_Task objective_
Beginning with the opening line of the entries, return every line through the one containing "plt.rcParams['font.family'] = ['Liberation", both included, and nothing else. Omit pictures.

_Listed records_
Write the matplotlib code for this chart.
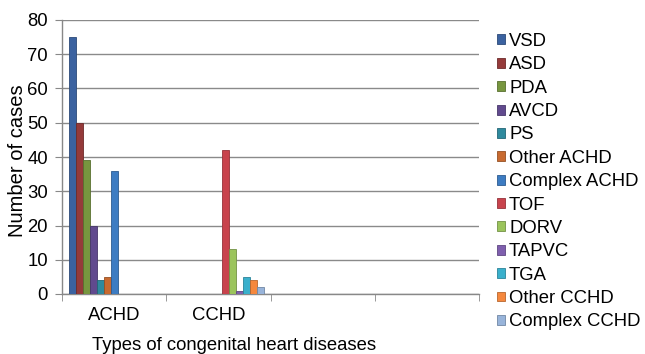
import matplotlib
matplotlib.use("Agg")
import matplotlib.pyplot as plt
from matplotlib.patches import Patch
import numpy as np

plt.rcParams['font.family'] = ['Liberation Sans', 'DejaVu Sans']

categories = ['ACHD', 'CCHD', '', '']
series = ['VSD', 'ASD', 'PDA', 'AVCD', 'PS', 'Other ACHD', 'Complex ACHD',
          'TOF', 'DORV', 'TAPVC', 'TGA', 'Other CCHD', 'Complex CCHD']
achd = [75, 50, 39, 20, 4, 5, 36, 0, 0, 0, 0, 0, 0]
cchd = [0, 0, 0, 0, 0, 0, 0, 42, 13, 1, 5, 4, 2]
empty3 = [0] * 13
empty4 = [0] * 13
colors = ['#3B62A0', '#953A3A', '#77963F', '#614A8E', '#2F8A9E', '#C86A30',
          '#3D7CC2', '#C8434D', '#9BC45C', '#7F5FAE', '#3AB0CC', '#F5883E', '#98B4DA']
edges = ['#2C4A78', '#6E2A2A', '#58702F', '#47376A', '#236676', '#955024',
         '#2D5C91', '#96323A', '#739245', '#5F4782', '#2B8499', '#B8662E', '#7187A4']

values = np.array([achd, cchd, empty3, empty4])  # categories x series

FS = 13.3
fig = plt.figure(figsize=(6.45, 3.54), dpi=100)
ax = fig.add_axes([62/645, 1 - 294/354, (479-62)/645, (294-20)/354])

n = len(series)
w = 7/104
x0 = np.arange(len(categories)) + 0.5
for j in range(n):
    ax.bar(x0 + (j - (n-1)/2) * w, values[:, j], width=w, color=colors[j],
           edgecolor=edges[j], linewidth=0.6, zorder=3)

ax.set_xlim(0, 4)
ax.set_ylim(0, 80)
ax.set_yticks(range(0, 81, 10))
ax.set_xticks(x0)
ax.set_xticklabels(categories, fontsize=FS)
ax.tick_params(axis='x', length=0, pad=9)
ax.set_xticks(range(0, 5), minor=True)
ax.tick_params(axis='x', which='minor', length=5, color='#888888', direction='out')
ax.tick_params(axis='y', length=5, color='#888888', labelsize=FS, pad=5)
ax.yaxis.grid(True, color='#8a8a8a', linewidth=1)
ax.set_axisbelow(True)
for s in ['top', 'right']:
    ax.spines[s].set_visible(False)
for s in ['left', 'bottom']:
    ax.spines[s].set_color('#888888')
    ax.spines[s].set_linewidth(1)

fig.text(18/645, 1 - 161/354, 'Number of cases', fontsize=14.5, rotation=90,
         ha='center', va='center')
fig.text(234/645, 1 - 346/354, 'Types of congenital heart diseases', fontsize=FS,
         ha='center', va='center')

handles = [Patch(facecolor=colors[j], edgecolor=edges[j], linewidth=0.6) for j in range(n)]
leg = fig.legend(handles, series, loc='upper left', bbox_to_anchor=(497/645, 1 - 33/354),
                 frameon=False, fontsize=FS, handlelength=0.45, handleheight=0.45,
                 handletextpad=0.2, labelspacing=0.345, borderaxespad=0, borderpad=0)

fig.savefig('out.png', dpi=100)
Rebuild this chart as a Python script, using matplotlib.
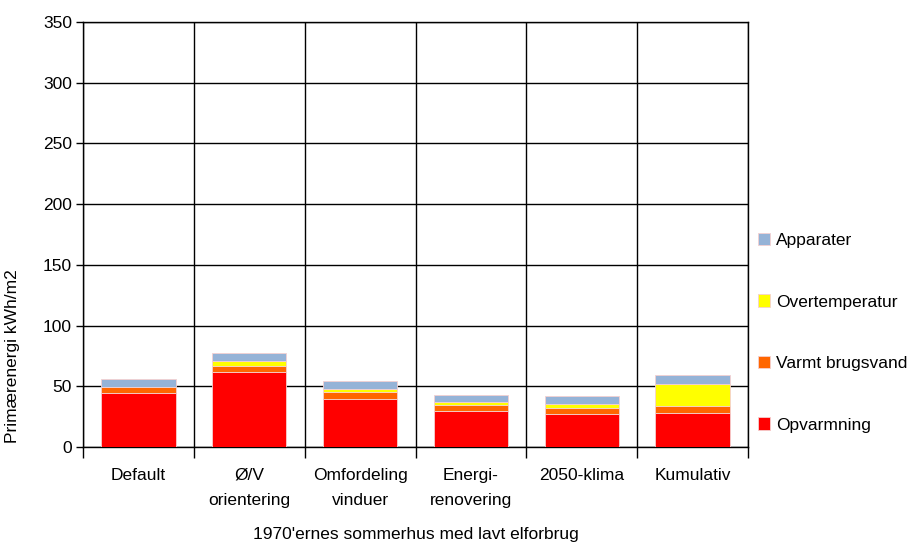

_Output below_
Write the matplotlib code for this chart.
import matplotlib
matplotlib.use("Agg")
import matplotlib.pyplot as plt
from matplotlib.patches import Patch
import numpy as np

plt.rcParams['font.family'] = ['Liberation Sans', 'DejaVu Sans']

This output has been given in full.